The PP claims to be the father of the Basque Statute despite the ‘no’ of Fraga’s AP in the referendum

This Wednesday, on the eve of the forty-fifth anniversary of the 1979 Basque Statute, the Basque PP has claimed its paternity. And Alianza Popular, whose leader was the former Franco minister Manuel Fraga and which was later refounded as the Popular Party, expressly asked for a ‘no’ in the referendum because the unity of Spain was apparently at risk.

The leader of the Basque ‘populares’, Javier de Andrés, has pointed out that the Basque law of laws was “led” by a “center-right party” that governed in Spain, in reference to the centrist UCD of Adolfo Suárez. “The men and women of the Popular Party feel we are heirs to that union of center-right forces. “Not in vain was the center-right of Spain the one that projected the Spain of the autonomies,” he stated at an event held in the Arriaga park in Vitoria, next to a symbolic hermitage of the Alava province and next to a sapling of the tree from Gernika.

“Over the years, our political current has participated in the drafting of all the Statutes of autonomy of Spain, except one, that of Catalonia (2006), which we understood did not respond to the criteria of public service and equity between citizens”, De Andrés continued. The PP, with that name, emerged in 1989. Although cadres from UCD – or the later CDS – joined the ‘popular’ ranks – they also ended up in other parties -, the PP is the continuity of Manuel Fraga’s AP. Until his death just a decade ago, the former minister of the dictatorship and also the autonomous president of Galicia in democracy had the title of “founding president.”

AP called for a ‘no’ to the Basque Statute. “It aggravates the misunderstandings of the Constitution, in order to define Spain as a single nation for all Spaniards; implies abandonment of the powers of the State within the territorial scope of the Basque Country, without having achieved a balance of powers; “It establishes the foundations of a cultural and political dynamic of distancing and separation, and forgets the peculiarities of each of the three Basque provinces,” it was argued then, as reported by ‘El País’. Years later, however, the PP has championed the defense of the Statute in Euskadi.

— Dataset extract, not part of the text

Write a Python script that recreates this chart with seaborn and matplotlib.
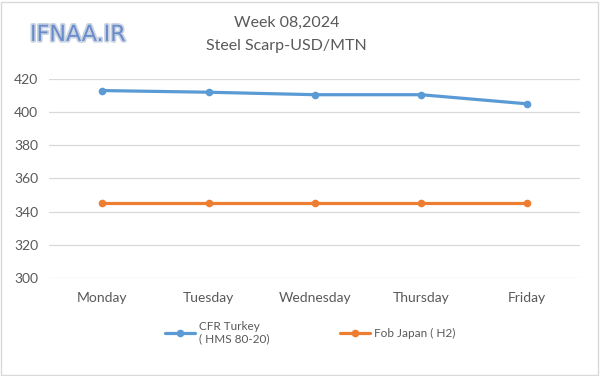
import pandas as pd
import matplotlib.pyplot as plt
import seaborn as sns
from matplotlib.patches import Rectangle
import matplotlib.patheffects as pe

days = ['Monday', 'Tuesday', 'Wednesday', 'Thursday', 'Friday']
cfr_turkey = [413, 412, 410.5, 410.5, 405]
fob_japan = [345, 345, 345, 345, 345]
series_names = ['CFR Turkey\n( HMS 80-20)', 'Fob Japan ( H2)']

df = pd.DataFrame({
    'day': days * 2,
    'price': cfr_turkey + fob_japan,
    'series': [series_names[0]] * 5 + [series_names[1]] * 5,
})

sns.set_style('white')
plt.rcParams['font.family'] = ['Lato', 'DejaVu Sans']
grey = '#595959'

fig = plt.figure(figsize=(6, 3.76), dpi=100)
ax = fig.add_axes([0.082, 0.261, 0.885, 0.529])

sns.lineplot(data=df, x='day', y='price', hue='series', sort=False,
             palette=['#5B9BD5', '#ED7D31'], linewidth=2.3, marker='o',
             markersize=5.5, markeredgewidth=0, ax=ax)

ax.set_xlim(-0.5, 4.5)
ax.set_ylim(300, 420)
ax.set_yticks(range(300, 421, 20))
ax.grid(axis='y', color='#d9d9d9', linewidth=0.9)
ax.set_axisbelow(True)
for s in ax.spines.values():
    s.set_visible(False)
ax.tick_params(axis='both', length=0, labelsize=10, colors=grey)
ax.tick_params(axis='x', pad=10)
ax.tick_params(axis='y', pad=8)
ax.set_xlabel('')
ax.set_ylabel('')

handles, labels = ax.get_legend_handles_labels()
ax.get_legend().remove()
fig.legend(handles, labels, loc='center', bbox_to_anchor=(0.517, 0.115), ncol=2,
           frameon=False, fontsize=8.5, labelcolor=grey, handlelength=2.6,
           handletextpad=0.35, columnspacing=5.9)

fig.text(0.478, 0.94, 'Week 08,2024', ha='center', va='center', fontsize=11.5, color=grey)
fig.text(0.478, 0.877, 'Steel Scarp-USD/MTN', ha='center', va='center', fontsize=11.5, color=grey)
fig.text(0.05, 0.907, 'IFNAA.IR', ha='left', va='center', fontsize=16,
         family='DejaVu Sans', color='#6a8cc8',
         path_effects=[pe.withStroke(linewidth=2.5, foreground='#c9d3e3')])

fig.patches.append(Rectangle((0.002, 0.003), 0.995, 0.993, transform=fig.transFigure,
                             fill=False, edgecolor='#d9d9d9', linewidth=1))

fig.savefig('out.png', dpi=100)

In parallel, and given the non-commemoration of the anniversary by the Basque nationalist forces, the PSE-EE also claims to be the only family that participated in the statutory consensus and that remains in it now.

De Andrés has also made other considerations about the Statute. He has assured that more self-government is not synonymous with more well-being. He has also indicated that the PP could join a reform but making it clear that not to do so in a sovereignist key. “Why have we stopped being a reference in Health or social services? Why are our young university students now the ones who go to other communities instead of us being the ones who recruit talent? It is not because of the lack of opportunities that the Statute has given us. Others with less capabilities have known how to use them better. This proves that more self-government does not mean more well-being. The purposes for which this self-government has been used have not been those of well-being, but rather that of separation, fracture and social tension,” he stated. He has also warned that the “fracture” of the single Social Security fund would be a risk, although he has recognized that the Statute prevents it now that this transfer pending since 1979 is being negotiated.

And he concluded: “Of course we believe that a new Statute is necessary. A Statute that takes us out of the paralysis in which Euskadi finds itself, that takes us out of clientelism and political control of every gesture of our society. A Statute that gives us freedom as people and does not subject us to the constant manipulation of our decisions and the permanent conditioning of our freedom. Of course we need a new Statute, a Statute that puts the family first, that builds bridges, that guarantees our personality, that does not force us. “We need a Statute of freedom for the Basques against unrealizable claims.”